Available data:
· · · · · · ·

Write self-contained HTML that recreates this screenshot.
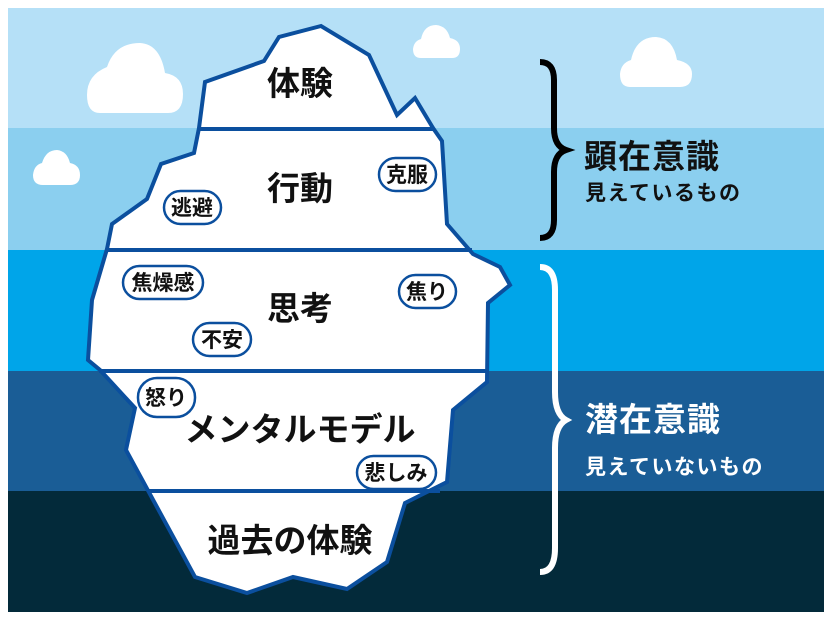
<!DOCTYPE html>
<html><head><meta charset="utf-8"><style>
html,body{margin:0;padding:0;background:#fff;}
body{width:830px;height:619px;overflow:hidden;}
svg text{font-family:"Liberation Sans","Noto Sans CJK JP",sans-serif;font-weight:bold;}
</style></head><body>
<svg width="830" height="619" viewBox="0 0 830 619" xmlns="http://www.w3.org/2000/svg">
<rect x="8" y="8" width="816" height="121" fill="#b5e0f7"/>
<rect x="8" y="128" width="816" height="122" fill="#8bcfef"/>
<rect x="8" y="250" width="816" height="121" fill="#00a5e9"/>
<rect x="8" y="371" width="816" height="120" fill="#1a5d96"/>
<rect x="8" y="491" width="816" height="121" fill="#032a3a"/>
<g fill="#fff">
<path d="M100 113 Q87 113 87 95 Q87 75 107 67 Q115 43 140 43 Q160 44 165 73 Q183 76 183 94 Q183 113 168 113 Z"/>
<path d="M43 185 Q33 185 33 175 Q34 165 42 163 Q46 150 57 150 Q67 151 70 163 Q80 165 80 175 Q80 185 70 185 Z"/>
<path d="M421 58 Q413 58 413 49 Q414 41 421 39 Q424 25 436 25 Q447 26 450 38 Q460 40 460 49 Q460 58 452 58 Z"/>
<path d="M630 87 Q620 87 620 74 Q621 63 631 60 Q636 37 656 37 Q673 38 677 60 Q692 63 692 74 Q692 87 680 87 Z"/>
</g>
<path d="M321 26 L279 37 L264 61 L205 82 L199 128 L194 153 L161 164 L147 199 L112 224 L107 249 L92 300 L88 360 L100 370 L135 408 L126 450 L195 577 L247 593 L293 577 L347 589 L387 562 L405 503 L447 482 L453 410 L487 382 L488 303 L510 285 L500 267 L473 254 L447 224 L442 141 L433 128 L415 98 L397 115 L369 55 Z" fill="#fff" stroke="#0b4f9e" stroke-width="4" stroke-linejoin="miter"/>
<g stroke="#0b4f9e" stroke-width="4">
<line x1="199" y1="129" x2="434" y2="129"/>
<line x1="107" y1="250" x2="472" y2="250"/>
<line x1="99" y1="371" x2="488" y2="371"/>
<line x1="148" y1="491" x2="440" y2="491"/>
</g>
<g font-size="33" text-anchor="middle" fill="#111">
<text x="300" y="95">体験</text>
<text x="300" y="200">行動</text>
<text x="300" y="320">思考</text>
<text x="300" y="441">メンタルモデル</text>
<text x="290" y="552">過去の体験</text>
</g>
<g fill="#fff" stroke="#0b4f9e" stroke-width="2.5">
<rect x="164" y="191" width="57" height="33" rx="16.5"/>
<rect x="379" y="158" width="57" height="33" rx="16.5"/>
<rect x="123" y="266" width="80" height="33" rx="16.5"/>
<rect x="399" y="275" width="57" height="33" rx="16.5"/>
<rect x="193" y="323" width="58" height="33" rx="16.5"/>
<rect x="138" y="378" width="57" height="39" rx="19"/>
<rect x="357" y="456" width="79" height="33" rx="16.5"/>
</g>
<g font-size="21" text-anchor="middle" fill="#111">
<text x="192" y="215">逃避</text>
<text x="407" y="182">克服</text>
<text x="163" y="290">焦燥感</text>
<text x="427" y="299">焦り</text>
<text x="222" y="347">不安</text>
<text x="166" y="405">怒り</text>
<text x="396" y="480">悲しみ</text>
</g>
<path d="M540 62 Q554 62 554 80 L554 128 Q554 146 566 150 Q554 154 554 172 L554 220 Q554 238 540 238" fill="none" stroke="#000" stroke-width="6"/>
<path d="M540 267 Q555 267 555 290 L555 392 Q555 414 566 420 Q555 426 555 448 L555 548 Q555 572 540 572" fill="none" stroke="#fff" stroke-width="6"/>
<text x="584" y="168" font-size="33" fill="#111" letter-spacing="1">顕在意識</text>
<text x="585" y="200" font-size="21" fill="#111" letter-spacing="1.5">見えているもの</text>
<text x="585" y="431" font-size="33" fill="#fff" letter-spacing="1">潜在意識</text>
<text x="585" y="474" font-size="21" fill="#fff" letter-spacing="1.5">見えていないもの</text>
</svg>
</body></html>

· · · · · · ·

Objective:
Leave out the pictures and give the listing above again exactly.

Task answer:
Write self-contained HTML that recreates this screenshot.
<!DOCTYPE html>
<html><head><meta charset="utf-8"><style>
html,body{margin:0;padding:0;background:#fff;}
body{width:830px;height:619px;overflow:hidden;}
svg text{font-family:"Liberation Sans","Noto Sans CJK JP",sans-serif;font-weight:bold;}
</style></head><body>
<svg width="830" height="619" viewBox="0 0 830 619" xmlns="http://www.w3.org/2000/svg">
<rect x="8" y="8" width="816" height="121" fill="#b5e0f7"/>
<rect x="8" y="128" width="816" height="122" fill="#8bcfef"/>
<rect x="8" y="250" width="816" height="121" fill="#00a5e9"/>
<rect x="8" y="371" width="816" height="120" fill="#1a5d96"/>
<rect x="8" y="491" width="816" height="121" fill="#032a3a"/>
<g fill="#fff">
<path d="M100 113 Q87 113 87 95 Q87 75 107 67 Q115 43 140 43 Q160 44 165 73 Q183 76 183 94 Q183 113 168 113 Z"/>
<path d="M43 185 Q33 185 33 175 Q34 165 42 163 Q46 150 57 150 Q67 151 70 163 Q80 165 80 175 Q80 185 70 185 Z"/>
<path d="M421 58 Q413 58 413 49 Q414 41 421 39 Q424 25 436 25 Q447 26 450 38 Q460 40 460 49 Q460 58 452 58 Z"/>
<path d="M630 87 Q620 87 620 74 Q621 63 631 60 Q636 37 656 37 Q673 38 677 60 Q692 63 692 74 Q692 87 680 87 Z"/>
</g>
<path d="M321 26 L279 37 L264 61 L205 82 L199 128 L194 153 L161 164 L147 199 L112 224 L107 249 L92 300 L88 360 L100 370 L135 408 L126 450 L195 577 L247 593 L293 577 L347 589 L387 562 L405 503 L447 482 L453 410 L487 382 L488 303 L510 285 L500 267 L473 254 L447 224 L442 141 L433 128 L415 98 L397 115 L369 55 Z" fill="#fff" stroke="#0b4f9e" stroke-width="4" stroke-linejoin="miter"/>
<g stroke="#0b4f9e" stroke-width="4">
<line x1="199" y1="129" x2="434" y2="129"/>
<line x1="107" y1="250" x2="472" y2="250"/>
<line x1="99" y1="371" x2="488" y2="371"/>
<line x1="148" y1="491" x2="440" y2="491"/>
</g>
<g font-size="33" text-anchor="middle" fill="#111">
<text x="300" y="95">体験</text>
<text x="300" y="200">行動</text>
<text x="300" y="320">思考</text>
<text x="300" y="441">メンタルモデル</text>
<text x="290" y="552">過去の体験</text>
</g>
<g fill="#fff" stroke="#0b4f9e" stroke-width="2.5">
<rect x="164" y="191" width="57" height="33" rx="16.5"/>
<rect x="379" y="158" width="57" height="33" rx="16.5"/>
<rect x="123" y="266" width="80" height="33" rx="16.5"/>
<rect x="399" y="275" width="57" height="33" rx="16.5"/>
<rect x="193" y="323" width="58" height="33" rx="16.5"/>
<rect x="138" y="378" width="57" height="39" rx="19"/>
<rect x="357" y="456" width="79" height="33" rx="16.5"/>
</g>
<g font-size="21" text-anchor="middle" fill="#111">
<text x="192" y="215">逃避</text>
<text x="407" y="182">克服</text>
<text x="163" y="290">焦燥感</text>
<text x="427" y="299">焦り</text>
<text x="222" y="347">不安</text>
<text x="166" y="405">怒り</text>
<text x="396" y="480">悲しみ</text>
</g>
<path d="M540 62 Q554 62 554 80 L554 128 Q554 146 566 150 Q554 154 554 172 L554 220 Q554 238 540 238" fill="none" stroke="#000" stroke-width="6"/>
<path d="M540 267 Q555 267 555 290 L555 392 Q555 414 566 420 Q555 426 555 448 L555 548 Q555 572 540 572" fill="none" stroke="#fff" stroke-width="6"/>
<text x="584" y="168" font-size="33" fill="#111" letter-spacing="1">顕在意識</text>
<text x="585" y="200" font-size="21" fill="#111" letter-spacing="1.5">見えているもの</text>
<text x="585" y="431" font-size="33" fill="#fff" letter-spacing="1">潜在意識</text>
<text x="585" y="474" font-size="21" fill="#fff" letter-spacing="1.5">見えていないもの</text>
</svg>
</body></html>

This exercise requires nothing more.